TRANSFEMMINISTE

 

Trentasei piazze transfemministe. Non una di meno: «E non è finita qui»

LA PROTESTA. Le donne tornano a manifestare dopo i grandi cortei del 25 novembre




«La nostra rabbia non si fermerà, praticheremo forme di protesta ogni giorno», avevano annunciato durante il corteo che, il 25 novembre scorso, aveva raccolto 500 mila persone solo a Roma, e così è stato. Il collettivo transfemminista Non Una di Meno ha indetto una serie di appuntamenti di protesta in vista dell’8 marzo per tentare di dare risposte alla forte mobilitazione seguita all’assassinio di Giulia Cecchettin, 107sima vittima di femminicidio del 2023 (ad oggi 116, ndr).

Il primo si è svolto ieri con una mobilitazione che ha coinvolto migliaia di persone in tutta Italia. Trentasei piazze da nord a sud, con un minimo comune denominatore: la lotta al patriarcato che, spiegano, è costituito anche da «i tagli alla spesa pubblica che rendono le nostre esistenze sempre più precarie e ricattabili, gli sgomberi di spazi transfemministi, di consultori e centri anti violenza, le misure del pacchetto sicurezza del governo Meloni con ricette securitarie e razziste, i tagli del 70% alla prevenzione della violenza di genere».

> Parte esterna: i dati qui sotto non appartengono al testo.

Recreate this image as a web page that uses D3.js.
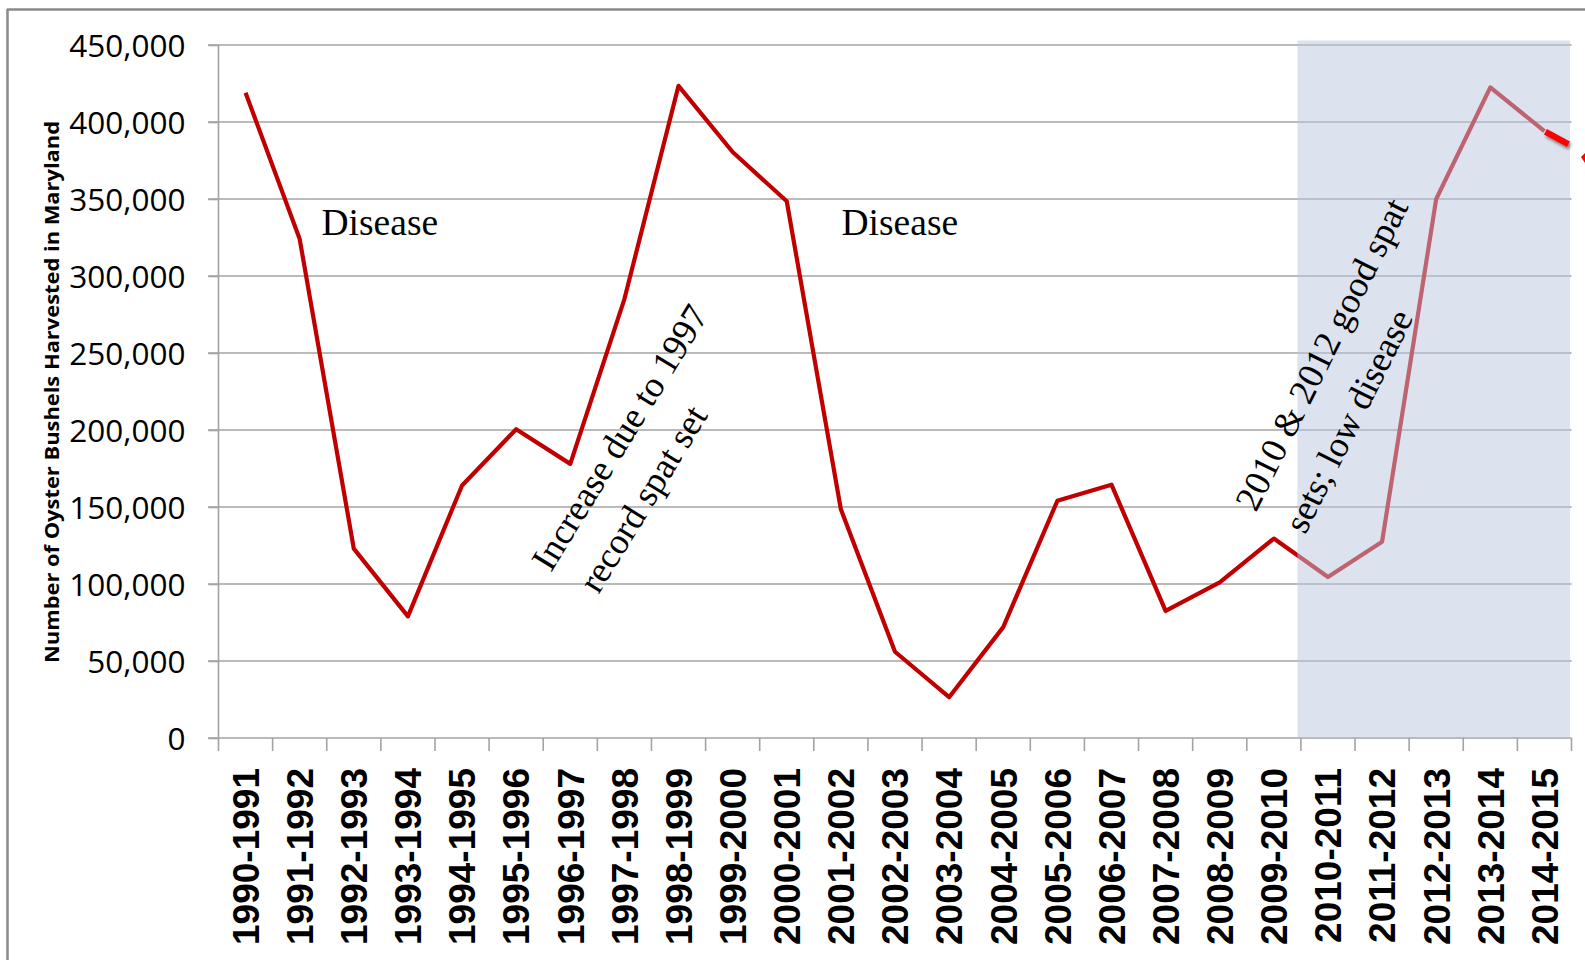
<!DOCTYPE html>
<html><head><meta charset="utf-8">
<script src="https://cdn.jsdelivr.net/npm/d3@7"></script>
<style>body{margin:0;background:#fff;overflow:hidden;} svg{display:block;}</style>
</head><body><svg id="c" width="1585" height="960"></svg>
<script>
const seasons = ["1990-1991","1991-1992","1992-1993","1993-1994","1994-1995","1995-1996","1996-1997","1997-1998","1998-1999","1999-2000","2000-2001","2001-2002","2002-2003","2003-2004","2004-2005","2005-2006","2006-2007","2007-2008","2008-2009","2009-2010","2010-2011","2011-2012","2012-2013","2013-2014","2014-2015"];
const bushels = [419000,324000,123000,79000,164000,200500,178000,285000,423500,380500,348500,148500,56000,26500,72000,154000,164500,82500,101000,129500,104500,127500,350000,422500,394000];
const yTicks = [0,50000,100000,150000,200000,250000,300000,350000,400000,450000];
const yTitle = "Number of Oyster Bushels Harvested in Maryland";
const diseaseNote = "Disease";
const spatNote1 = ["Increase due to 1997","record spat set"];
const spatNote2 = ["2010 & 2012 good spat","sets; low disease"];
const shadeFrom = "2010-2011";

const svg = d3.select("#c");
const x = d3.scaleBand().domain(seasons).range([218.5,1571.5]).padding(0);
const y = d3.scaleLinear().domain([0,450000]).range([738,45]);
const gridCol = "#a3a3a3";

// outer frame
svg.append("line").attr("x1",7).attr("x2",1585).attr("y1",9.5).attr("y2",9.5).attr("stroke","#8a8a8a").attr("stroke-width",2.5);
svg.append("line").attr("x1",7.5).attr("x2",7.5).attr("y1",9).attr("y2",960).attr("stroke","#8a8a8a").attr("stroke-width",2.5);

// gridlines
svg.append("g").selectAll("line").data(yTicks.filter(d=>d>0)).join("line")
  .attr("x1",208).attr("x2",1571.5).attr("y1",d=>y(d)).attr("y2",d=>y(d))
  .attr("stroke",gridCol).attr("stroke-width",1.6);

// y axis
const yAxis = d3.axisLeft(y).tickValues(yTicks).tickSize(10).tickPadding(23).tickFormat(d3.format(","));
const gy = svg.append("g").attr("transform","translate(218.5,0)").call(yAxis);
gy.select(".domain").attr("stroke",gridCol).attr("stroke-width",1.6).attr("d","M0,45V738");
gy.selectAll(".tick line").attr("stroke",gridCol).attr("stroke-width",1.6);
gy.selectAll(".tick text").attr("font-family","'Open Sans', sans-serif").attr("font-size",31.5).attr("fill","#000").attr("dy","0.36em");

// x axis baseline + boundary ticks
const bounds = seasons.map(s=>x(s)).concat([x.range()[1]]);
svg.append("line").attr("x1",208).attr("x2",1571.5).attr("y1",y(0)).attr("y2",y(0)).attr("stroke",gridCol).attr("stroke-width",1.6);
svg.append("g").selectAll("line").data(bounds).join("line")
  .attr("x1",d=>d).attr("x2",d=>d).attr("y1",y(0)).attr("y2",y(0)+13)
  .attr("stroke",gridCol).attr("stroke-width",1.6);

// x labels
const xAxis = d3.axisBottom(x).tickSize(0).tickPadding(0);
const gx = svg.append("g").attr("transform","translate(0,768)").call(xAxis);
gx.select(".domain").remove();
gx.selectAll(".tick text")
  .attr("font-family","'Liberation Sans', Arial, sans-serif").attr("font-weight","bold").attr("font-size",37).attr("fill","#000")
  .attr("text-anchor","end").attr("transform","rotate(-90)").attr("x",0).attr("y",0).attr("dy","0.36em");

// data line
const line = d3.line().x(d=>x(d.s)+x.bandwidth()/2).y(d=>y(d.v));
const pts = seasons.map((s,i)=>({s, v:bushels[i]}));
svg.append("path").datum(pts).attr("d",line).attr("fill","none").attr("stroke","#c00000").attr("stroke-width",4.2).attr("stroke-linejoin","round");

// shaded overlay
svg.append("rect").attr("x",x(shadeFrom)-3.5).attr("y",y(450000)-4.5)
  .attr("width",1570-(x(shadeFrom)-3.5)).attr("height",y(0)-1-(y(450000)-4.5))
  .attr("fill","rgb(185,199,223)").attr("opacity",0.5);

// red arrow fragment with shadow
const defs = svg.append("defs");
const f = defs.append("filter").attr("id","sh").attr("x","-50%").attr("y","-50%").attr("width","200%").attr("height","200%");
f.append("feDropShadow").attr("dx",1.5).attr("dy",2.5).attr("stdDeviation",1.5).attr("flood-color","#000").attr("flood-opacity",0.45);
const lastX = x(seasons[24])+x.bandwidth()/2, lastY = y(bushels[24]);
svg.append("line").attr("x1",lastX+1).attr("y1",lastY+0.5).attr("x2",lastX+24).attr("y2",lastY+13)
  .attr("stroke","#ff0000").attr("stroke-width",6).attr("filter","url(#sh)");
svg.append("path").attr("d","M1581,157 L1585,153 L1585,163 Z").attr("fill","#ff0000");

// annotations
const serif = "'Liberation Serif','Times New Roman',serif";
const fs = 37.5, fsRot = 36.5;
svg.append("text").attr("x",321.5).attr("y",234.5).attr("font-family",serif).attr("font-size",fs).attr("fill","#000").text(diseaseNote);
svg.append("text").attr("x",841.5).attr("y",235).attr("font-family",serif).attr("font-size",fs).attr("fill","#000").text(diseaseNote);

function rotNote(lines, sx, sy, ang, gap, indent){
  const g = svg.append("g").attr("transform",`translate(${sx},${sy}) rotate(${-ang})`);
  g.selectAll("text").data(lines).join("text")
    .attr("x",(d,i)=>i*indent).attr("y",(d,i)=>i*gap)
    .attr("font-family",serif).attr("font-size",fsRot).attr("fill","#000").text(d=>d);
}
rotNote(spatNote1, 551, 573, 58.5, 52, 6);
rotNote(spatNote2, 1256, 513, 63.5, 54, 2);

// y title
svg.append("text").attr("transform","translate(59,392) rotate(-90)").attr("text-anchor","middle")
  .attr("font-family","'Open Sans', sans-serif").attr("font-weight","bold").attr("font-size",19).attr("fill","#000")
  .attr("textLength",542).attr("lengthAdjust","spacingAndGlyphs").text(yTitle);
</script></body></html>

Così come la violenza patriarcale ha la forma della «proposta di legge di Provita e Famiglia che vorrebbe costringere chi deve interrompere la gravidanza ad ascoltare il battito fetale». Ma ci sono state anche alcune declinazioni territoriali nella protesta: i gruppi Nudm di Lucca, Pisa, Venezia, Viareggio, La Spezia, Lucca e Pisa, ad esempio, si sono uniti al corteo contro l’estrattivismo sulle Alpi Apuane che si è tenuto a Carrara. «Il sistema patriarcale che fa dei nostri corpi oggetti di dominio è lo stesso sistema capitalista che fa delle nostre terre territori di conquista da depredare e mettere a profitto», hanno detto le militanti.

Mentre ad Alessandria è stato occupato uno spazio che ospiterà una nuova casa delle donne. A Bergamo, invece, il corteo è stata una risposta all’affissione in città di diversi manifesti del gruppo di destra pro-vita Evita Peron che indicavano in Nudm la causa della «decadenza» del Paese, aggiungendo «il pensiero unico femminista ha effetti dannosi sulla società». «Mentre il patriarcato uccide, chi lo serve non trova di meglio da fare che attaccare il femminismo e Non Una di Meno – hanno commentato le militanti bergamasche – Forse stiamo facendo un buon lavoro». A Bologna passeggiata rumorosa con focus sull’istruzione: «sono i movimenti transfemministi a dover stare nelle scuole, nelle università e nei luoghi della formazione, non Valditara e le sue linee guida, che vorrebbero trattare la violenza di genere come un fatto apolitico di qualche malato».

A Torino al centro della piattaforma c’è il diritto alla salute. Le manifestanti hanno attaccato uno striscione sotto l’ex sede della Regione Piemonte con la scritta «Lo Stato non ci cura. Salute transfemmista» e incollato scontrini e bugiardini di medicinali nel piazzale. Cortei anche a Milano (dove la manifestazione è stata preceduta da una settimana di appuntamenti in città) e Roma, dove Nudm ha ribadito: «non ci è bastato il 25 novembre, non ci basterà l’8 marzo: rifiutiamo la guerra ai popoli, ai corpi delle donne, alla terra».